## Data
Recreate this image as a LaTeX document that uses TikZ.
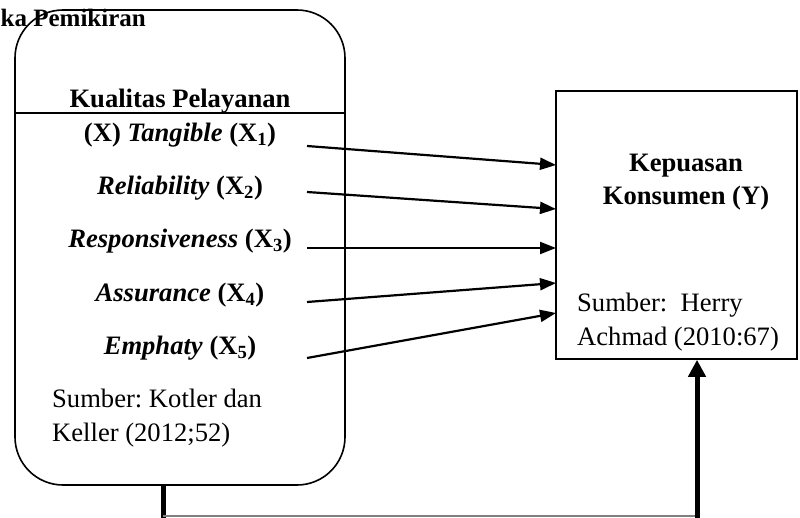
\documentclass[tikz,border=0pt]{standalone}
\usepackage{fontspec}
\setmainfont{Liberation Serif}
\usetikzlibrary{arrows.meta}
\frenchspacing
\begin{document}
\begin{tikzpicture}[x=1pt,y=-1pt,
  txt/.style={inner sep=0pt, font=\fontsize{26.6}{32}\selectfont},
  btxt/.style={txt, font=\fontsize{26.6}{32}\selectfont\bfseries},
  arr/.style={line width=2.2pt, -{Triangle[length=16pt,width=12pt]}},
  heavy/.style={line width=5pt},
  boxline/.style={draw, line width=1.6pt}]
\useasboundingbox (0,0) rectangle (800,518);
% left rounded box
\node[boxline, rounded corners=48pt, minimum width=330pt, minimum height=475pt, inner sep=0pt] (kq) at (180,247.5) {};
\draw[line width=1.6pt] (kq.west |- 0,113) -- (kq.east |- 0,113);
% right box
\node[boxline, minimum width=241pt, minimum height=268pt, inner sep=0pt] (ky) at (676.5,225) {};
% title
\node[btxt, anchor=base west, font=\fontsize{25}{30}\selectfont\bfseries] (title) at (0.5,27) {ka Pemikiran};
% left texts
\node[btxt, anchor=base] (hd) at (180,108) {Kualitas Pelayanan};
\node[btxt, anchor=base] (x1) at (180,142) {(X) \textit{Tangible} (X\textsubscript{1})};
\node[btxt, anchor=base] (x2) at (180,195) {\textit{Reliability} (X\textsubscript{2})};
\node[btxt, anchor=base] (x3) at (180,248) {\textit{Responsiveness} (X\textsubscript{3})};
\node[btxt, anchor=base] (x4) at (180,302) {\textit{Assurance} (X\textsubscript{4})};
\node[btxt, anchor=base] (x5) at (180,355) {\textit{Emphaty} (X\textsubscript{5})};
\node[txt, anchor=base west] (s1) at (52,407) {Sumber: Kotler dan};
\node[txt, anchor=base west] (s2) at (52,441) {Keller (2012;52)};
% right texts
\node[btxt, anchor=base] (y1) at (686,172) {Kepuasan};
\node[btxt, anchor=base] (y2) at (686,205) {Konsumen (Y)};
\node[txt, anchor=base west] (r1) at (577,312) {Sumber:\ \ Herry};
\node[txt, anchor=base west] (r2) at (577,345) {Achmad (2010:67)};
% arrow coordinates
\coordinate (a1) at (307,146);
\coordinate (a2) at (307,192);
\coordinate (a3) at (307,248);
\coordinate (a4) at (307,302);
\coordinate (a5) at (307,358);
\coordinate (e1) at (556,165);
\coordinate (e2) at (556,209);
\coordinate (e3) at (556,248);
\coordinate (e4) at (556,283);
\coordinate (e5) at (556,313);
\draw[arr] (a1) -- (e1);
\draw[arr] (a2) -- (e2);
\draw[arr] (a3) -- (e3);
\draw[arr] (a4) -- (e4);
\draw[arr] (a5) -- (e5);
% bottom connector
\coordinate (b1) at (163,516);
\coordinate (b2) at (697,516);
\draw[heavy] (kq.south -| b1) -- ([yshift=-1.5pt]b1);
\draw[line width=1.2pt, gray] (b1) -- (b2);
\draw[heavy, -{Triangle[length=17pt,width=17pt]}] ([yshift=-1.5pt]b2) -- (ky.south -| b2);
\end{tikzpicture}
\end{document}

## What this task involves
Set the data above down again exactly as given, with no pictures.

## Answer in full
Recreate this image as a LaTeX document that uses TikZ.
\documentclass[tikz,border=0pt]{standalone}
\usepackage{fontspec}
\setmainfont{Liberation Serif}
\usetikzlibrary{arrows.meta}
\frenchspacing
\begin{document}
\begin{tikzpicture}[x=1pt,y=-1pt,
  txt/.style={inner sep=0pt, font=\fontsize{26.6}{32}\selectfont},
  btxt/.style={txt, font=\fontsize{26.6}{32}\selectfont\bfseries},
  arr/.style={line width=2.2pt, -{Triangle[length=16pt,width=12pt]}},
  heavy/.style={line width=5pt},
  boxline/.style={draw, line width=1.6pt}]
\useasboundingbox (0,0) rectangle (800,518);
% left rounded box
\node[boxline, rounded corners=48pt, minimum width=330pt, minimum height=475pt, inner sep=0pt] (kq) at (180,247.5) {};
\draw[line width=1.6pt] (kq.west |- 0,113) -- (kq.east |- 0,113);
% right box
\node[boxline, minimum width=241pt, minimum height=268pt, inner sep=0pt] (ky) at (676.5,225) {};
% title
\node[btxt, anchor=base west, font=\fontsize{25}{30}\selectfont\bfseries] (title) at (0.5,27) {ka Pemikiran};
% left texts
\node[btxt, anchor=base] (hd) at (180,108) {Kualitas Pelayanan};
\node[btxt, anchor=base] (x1) at (180,142) {(X) \textit{Tangible} (X\textsubscript{1})};
\node[btxt, anchor=base] (x2) at (180,195) {\textit{Reliability} (X\textsubscript{2})};
\node[btxt, anchor=base] (x3) at (180,248) {\textit{Responsiveness} (X\textsubscript{3})};
\node[btxt, anchor=base] (x4) at (180,302) {\textit{Assurance} (X\textsubscript{4})};
\node[btxt, anchor=base] (x5) at (180,355) {\textit{Emphaty} (X\textsubscript{5})};
\node[txt, anchor=base west] (s1) at (52,407) {Sumber: Kotler dan};
\node[txt, anchor=base west] (s2) at (52,441) {Keller (2012;52)};
% right texts
\node[btxt, anchor=base] (y1) at (686,172) {Kepuasan};
\node[btxt, anchor=base] (y2) at (686,205) {Konsumen (Y)};
\node[txt, anchor=base west] (r1) at (577,312) {Sumber:\ \ Herry};
\node[txt, anchor=base west] (r2) at (577,345) {Achmad (2010:67)};
% arrow coordinates
\coordinate (a1) at (307,146);
\coordinate (a2) at (307,192);
\coordinate (a3) at (307,248);
\coordinate (a4) at (307,302);
\coordinate (a5) at (307,358);
\coordinate (e1) at (556,165);
\coordinate (e2) at (556,209);
\coordinate (e3) at (556,248);
\coordinate (e4) at (556,283);
\coordinate (e5) at (556,313);
\draw[arr] (a1) -- (e1);
\draw[arr] (a2) -- (e2);
\draw[arr] (a3) -- (e3);
\draw[arr] (a4) -- (e4);
\draw[arr] (a5) -- (e5);
% bottom connector
\coordinate (b1) at (163,516);
\coordinate (b2) at (697,516);
\draw[heavy] (kq.south -| b1) -- ([yshift=-1.5pt]b1);
\draw[line width=1.2pt, gray] (b1) -- (b2);
\draw[heavy, -{Triangle[length=17pt,width=17pt]}] ([yshift=-1.5pt]b2) -- (ky.south -| b2);
\end{tikzpicture}
\end{document}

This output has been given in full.